O monopólio da imagem despiu o mundo do que havia ainda de pudor e nuance. E assim mata-se em directo, morre-se em directo, faz-se a guerra em directo. Mas também salva-se, e cura-se, reconforta-se e ajuda-se em directo. E reza-se em directo.
Da Praça de São Pedro apinhada de gente aos lugares santos de Meca, das margens do Ganges aos templos budistas e shintoistas do Japão e da China, reza-se em directo. Ao mesmo ser supremo.
As imagens hoje, mais do que nunca, ajudam a consolidar sentidos de vida, definem opções, influenciam comportamentos, constroem visões do mundo. Para bem, mas infelizmente também para mal.
Visões do mundo, disse. As que são forjadas pela Net, por exemplo, nas cabeças de jovens desenraizados, da sua comunidade e dos seus valores tradicionais, e assimilam a violência como panaceia para todos os males.

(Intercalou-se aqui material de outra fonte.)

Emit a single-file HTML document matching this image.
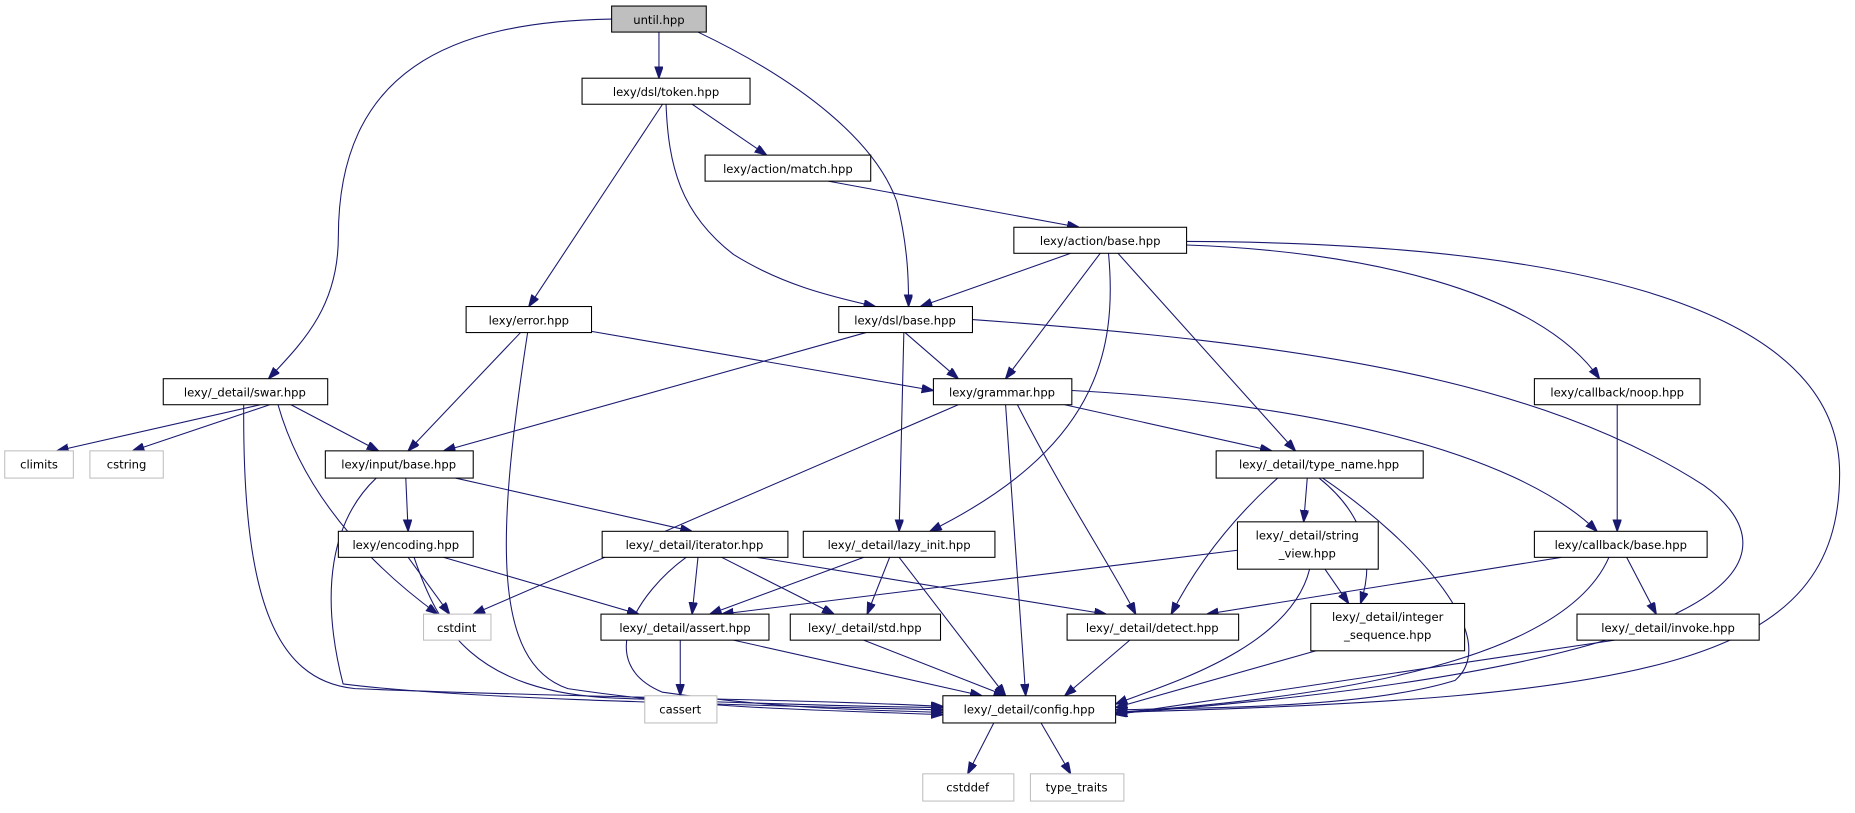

É a crueza das imagens a impor a sua força persuasiva a jovens frágeis, de espírito receptivo a qualquer demagogia que os tenha como alvo.
Imagens e ideias do Bem
Olho para as cenas que se multiplicam da visita do Papa à Polónia e confirmo naturalmente a força poderosa das cenas filmadas e logo retransmitidas, de uma jornada extraordinária, de convivência com a juventude de todo o mundo.
Na Polónia, a pátria de João Paulo II, um dos ícones incontornáveis do nosso tempo. Como Nelson Mandela e poucos outros.
A força poderosíssima das imagens, veículos de ideias e valores cristãos. Por um mundo melhor. E é por esse mundo melhor que o Papa quer um maior compromisso dos jovens com a solidariedade social e a política.
Menos horas nos computadores e mais horas a ajudar quem precisa, propôs Francisco a milhares e milhares de adolescentes, sedentos de uma palavra de direcção, conforto e esperança.
O Papa, como só ele o sabe fazer, correspondeu com energia, presença e Fé.